Isolation at Core of Adolescent Woes
A recently completed ten-year study of adolescent development suggests nearly half of all teens are struggling with drugs, alcohol, premature sexual activity, violence, eating disorders, and depression. While every generation perceives its adolescents as in trouble, there are growing signs that many of our teens are digging deep holes for themselves and taking their frustrated, scared parents with them. Personally or professionally, I have been involved with teenagers of every decade since the Fifties. There are always problems. Does it really matter if it's worse now? Not really. Bottom line is that there is enough evidence to suggest the problem deserves some meaningful responses. Therein lies the rub. All the study groups recognize that the issues are incredibly complex and the recommendations are usually so daunting that they never take root.
My response to this is to try to focus on a central issue and build some recommendations around it, This is not meant to be "THE ANSWER", just a way we can respond, as parents and as a community.
The central issue is "isolation." Teens are isolated from family and community; parents are isolated from the rest of the parent community and from schools. Our society has lacked a meaningful role for adolescents ever since family farms and family shops stopped dominating our economic structure. Increasingly, school has been made the priority for adolescent lives, even though it has only long-term payoffs, is not the area of strength for most children, and has very little relationship to the skills needed to be successful in the real world. The parent-child relationship is often reduced to parents being an extension of the classroom, nagging teens about their homework and performance. Parents constantly deliver an ominous message that the world is a cruel, voracious place that will simply devour these future adults unless they are successful NOW.
Real conversation has disappeared. Between husband and wife. Friends. Certainly between parent and child. Having fun with one's teen is a lost skill, each blaming the other for its disappearance. Most teens do not have a significant relationship with an adult. Many do not have a close relationship with a parent. This exacerbates the normal emphasis on peer relationships as the source of identity, education, and nurturance. Increasingly, it has become the blind leading the blind. Plus, for those teens who don't fit into some teen subgroup, the pain is enormous.
Isolation. We are all suffering from it. The suggested solution is the re-creation of community: family community, parenting community, school community, and community community.
Family community means not accepting the adolescent's withdrawal, spending time trying to enjoy your teen and understand his/her world, make sure there are some family dinners, family rituals that everyone must participate in, less emphasis on policing school work and more on finding some mutual activity that can be enjoyed, reducing adolescent commitments if it is interfering with family life (which also means reducing your own for the same reason), and insisting that you know where your kids are (especially afternoons) regardless of your teen's alleged anger at having to call in or about being restricted to being at home with no friends in the house. But remember that if you want to pull the plug on TV, the Internet, or the telephone, you must provide an alternative to reduce the increased isolation.

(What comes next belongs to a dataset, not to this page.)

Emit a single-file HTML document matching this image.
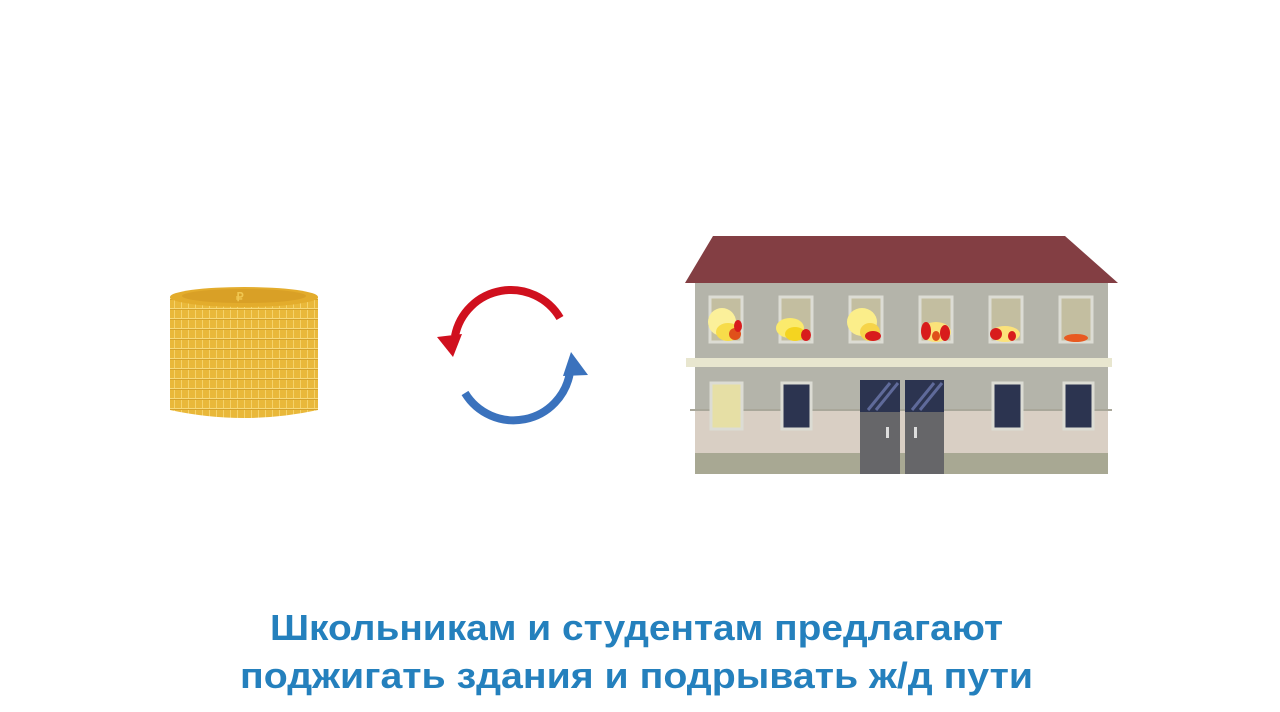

Parent community means talking to each other about what is happening out there, letting each other know when you hear concerns about another parent's kid (we must stop being so ashamed and defensive about our children's behavior), keeping an eye out for each other's children, and calling to see if there will be adult supervision during the afternoon gathering or the evening party (ignore the complaints that nobody else's parents do it - then everyone will be doing it).
School community means parents and teachers must TRULY work together. It rarely happens. Mutual respect is lacking. We blame each other for problems rather than team together to find solutions. Teachers and counselors who do show concern are often pushed away by defensive parents. (Why do we have so much trouble accepting help?) Schools need major restructuring. They no longer fit the needs of our society. At the very least, find a way, through special credit programs, to identify the strengths of adolescents and encourage expression of interests in art, poetry, politics, drama, investment, whatever...we need a way to help vulnerable kids feel successful, valued, and liked...NOW.
Community community means looking at teens as a positive resource and not a threat to our safety and sanity. Increased roles in child care and elder care, activity centers, churches and synagogues doing more than offering more academic responsibilities (than, again, if parents are lost spiritually, what can we expect from our children). Tie together school and community by offering academic credit for community service. Remember, the most important skill our teens must learn to be successful is effective human relations - the most important value to teach is caring for others. Achieving these will reduce isolation and the problems associated with it.